Comment by chimpansteve
12 hours ago
This was the line that did for me, as an old school backend engineer who has accidentally deleted way more production databases than I have fingers over the years -
> We have restored from a three-month-old backup.
You were absolutely screwed anyway if that was your backup strategy - deciding to plug your entire production infrastructure into a random number generator has only accelerated the process. Sort yourself out.
In the uhh, postmodern world where we are too chicken to even run things like Postgres or Mongo on servers ourselves, and rely on "X as a service" I think people are looking at the marketing from the provider (in this case Railway) and just scanning for a bullet point. "'Automatic backups'? Check! Great, we don't have to do backups anymore, they're taking care of it."

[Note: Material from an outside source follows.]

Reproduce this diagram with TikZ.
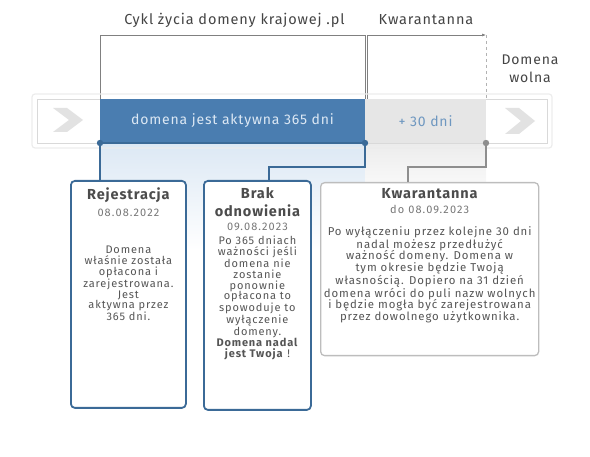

Everyone guffawing about this probably uses RDS and trusts that the backup facility AWS provides is actually useful - and I bet it does have a saner default than auto-deleting all the backups when you delete a database. Did you explicitly check this, though? Clearly this guy will pay the price of assuming, but I can see how he must have imagined that "backups" and "will be automatically and immediately deleted..." should never be in the same sentence, unless it was like, "when XX days have passed after a DB is dropped."
When I worked for a company 10 years ago that was mistrusting of cloud anything, we had a nightly dump of the prod DB (MySQL) that, if things went really wrong, could be loaded into a new DB server, because we knew it was our responsibility because it was our server. (In our case, even our physical hardware!)